Jetzt, wo die Medienmaschinerie um die renitenten Schwaben hochtourig läuft und bundesweit Quote bringt, treten andere, neue und frischere Gesichter auf. Eines davon ist Matthias von Herrmann. Der 37-Jährige mit dem Habitus des pflegeleichten Schwiegersohns könnte als zehn Jahre jünger durchgehen. Herrmann baute die Parkschützer-Initiative mit inzwischen 30.500 Mitgliedern im Internet auf, organisiert die Demos mit. Und von Herrmann ist telegen. Der studierte Politologe und EDV-Unternehmer meierte vergangene Woche die ebenfalls nicht maulfaule Verkehrsministerin Tanja Gönner (CDU) im ZDF-"heute-journal" ab.

Schon Mitte der 90er Jahre im Park demonstriert

Den forschen Auftritt goutierte im Aktionsbündnis der Gegner nicht jeder. Nicht abgesprochen, nicht überdacht sei der Affront gegen Ministerpräsident Mappus (Herrmann: "Ich diskutiere gern mit ihm - wenn er zurückgetreten ist.") gewesen.

Die Selbstinszenierung des neuen Stars lässt manche Halsader in dem inzwischen auf zehn Partner angeschwollenen Aktionsbündnis schwellen. Auch die von Stocker. Von Herrmann provoziere zu stark, riskiere den Abbruch des beginnenden Dialogs, heißt es im Bündnis. Manche sehen in ihm gar einen Durchreisenden auf dem Weg zum nächsten Happening - heute als Parkschützer in Stuttgart, morgen als Atomgegner vor irgendeinem Kraftwerk in der Republik.
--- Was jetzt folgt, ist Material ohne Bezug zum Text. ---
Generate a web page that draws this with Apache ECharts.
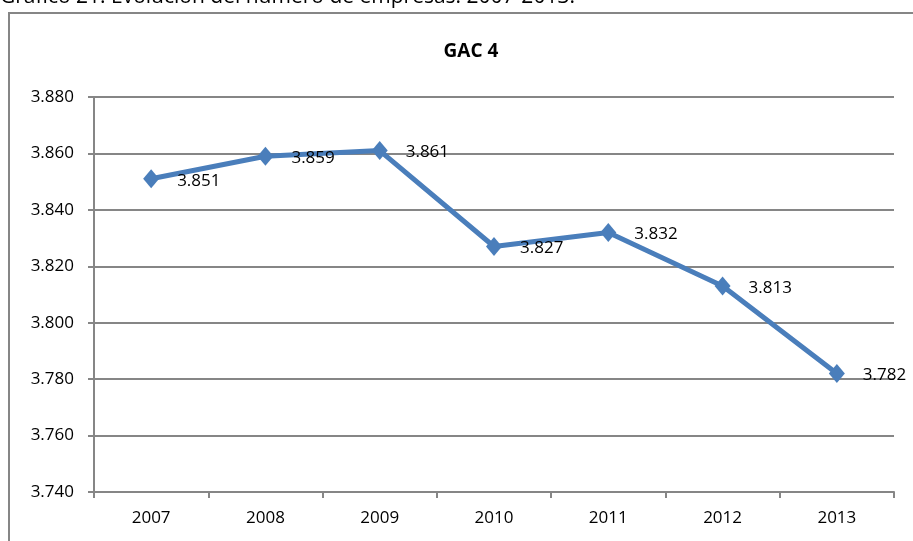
<!DOCTYPE html>
<html>
<head>
<meta charset="utf-8">
<script src="https://cdn.jsdelivr.net/npm/echarts@6/dist/echarts.min.js"></script>
<style>
  html, body { margin: 0; padding: 0; background: #fff; }
  #main { width: 913px; height: 541px; }
</style>
</head>
<body>
<div id="main"></div>
<script>
  const years = ['2007', '2008', '2009', '2010', '2011', '2012', '2013']
  const empresas = [3.851, 3.859, 3.861, 3.827, 3.832, 3.813, 3.782]
  const yMin = 3.74
  const yMax = 3.88
  const yStep = 0.02

  const font = '"Open Sans", "Noto Sans", sans-serif'
  const fmt = v => v.toFixed(3)

  const myChart = echarts.init(document.getElementById('main'))
  const option = {
    backgroundColor: '#fff',
    animation: false,
    title: {
      text: 'GAC 4',
      left: 466,
      textAlign: 'center',
      top: 37,
      textStyle: { fontFamily: font, fontSize: 19, fontWeight: 'bold', color: '#000' }
    },
    graphic: [
      // marco exterior del gráfico
      {
        type: 'rect',
        shape: { x: 9, y: 13, width: 930, height: 560 },
        style: { fill: 'none', stroke: '#868686', lineWidth: 2 },
        silent: true
      },
      // pie de la figura (cortado por arriba)
      {
        type: 'text',
        left: 0,
        top: -13,
        style: {
          text: 'Gráfico 21. Evolución del número de empresas. 2007-2013.',
          fontFamily: font, fontSize: 21, fill: '#000'
        }
      }
    ],
    grid: { left: 94, right: 19, top: 97, bottom: 49 },
    xAxis: {
      type: 'category',
      data: years,
      boundaryGap: true,
      axisLine: { lineStyle: { color: '#868686', width: 2 } },
      axisTick: { show: true, length: 6, interval: 0, lineStyle: { color: '#868686', width: 2 } },
      axisLabel: { color: '#000', fontFamily: font, fontSize: 17, margin: 18 },
      splitLine: { show: false }
    },
    yAxis: {
      type: 'value',
      min: yMin,
      max: yMax,
      interval: yStep,
      axisLine: { show: true, lineStyle: { color: '#868686', width: 2 } },
      axisTick: { show: true, length: 6, lineStyle: { color: '#868686', width: 2 } },
      axisLabel: { color: '#000', fontFamily: font, fontSize: 17, margin: 20, formatter: fmt },
      splitLine: { lineStyle: { color: '#868686', width: 2 } }
    },
    series: [
      {
        name: 'GAC 4',
        type: 'line',
        data: empresas,
        symbol: 'diamond',
        symbolSize: [16, 19],
        showAllSymbol: true,
        lineStyle: { color: '#4A7EBB', width: 5 },
        itemStyle: { color: '#4A7EBB' },
        label: {
          show: true,
          position: 'right',
          distance: 18,
          offset: [0, 2],
          color: '#000',
          fontFamily: font,
          fontSize: 17,
          formatter: p => fmt(p.value)
        }
      }
    ]
  }
  myChart.setOption(option)
</script>
</body>
</html>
Schon Mitte der 90er Jahre im Park demonstriert

Vor fünf Wochen schon versuchte der frühere SPD-, DKP- und PDS-Mann Stocker, der letztlich 2009 mit dem parteifreien Bündnis Stuttgart Ökologisch Sozial (SÖS) in den Stuttgarter Gemeinderat einzog, die Verhältnisse zurechtzurücken. Von Herrmann sei nicht Sprecher des Aktionsbündnisses, hieß es damals. Für dieses zeichne er, Stocker, verantwortlich. Am Wochenende brach das Zerwürfnis, das ein wenig Generationskonflikt in sich trägt, erneut auf.

Am Montag klang Stocker müde. Die Erschöpfung kam nicht nur vom Aktenschleppen, vom Bezug des neuen Bündnis-Quartiers in der alten Bahn-Direktion. "Ich bin Parkschützer Nummer 21", sagt Stocker, und dass er " kein Problem habe, morgen auszusteigen", um sich wieder um seine Bilder zu kümmern. Den erlernten Beruf hat er lange schon gegen die schönen Künste getauscht. Doch einfach aufhören geht nicht. "Wir sind in der Schlusskurve, wir müssen durchhalten", sagt Stocker.

"Wir brauchen einen politischen und strategischen Kopf"

Als langjähriger Aktivist bei Greenpeace hat der Politologe von Herrmann Agitation gelernt. BUND-Regionalgeschäftsführer Gerhard Pfeifer nimmt ihn in Schutz. "Das ist ein Zugewinn, eine sehr gute Ergänzung der bisher fachlichen und sachlichen Arbeit", findet Pfeifer. Schon Mitte der 90er Jahre habe von Hermann im Park demonstriert. Sein Einsatz sei "authentisch und ehrlich". Empfiehlt sich der junge Parkschützer also für den Runden Tisch mit Geißler?

Von Herrmann selbst nimmt sich zurück: "Wir müssen erst mal die Begriffe Bau- und Vergabeststopp klären, dann kann es gut sein, dass wir Parkschützer dabei sind", sagt er. Zu "unterschiedlichen Vorstellungen des Vorgehens" will er sich nicht äußern. "Politik und Bahn warten doch nur darauf, dass wir uns streiten", sagt von Herrmann. Und: "Wir müssen hart bleiben."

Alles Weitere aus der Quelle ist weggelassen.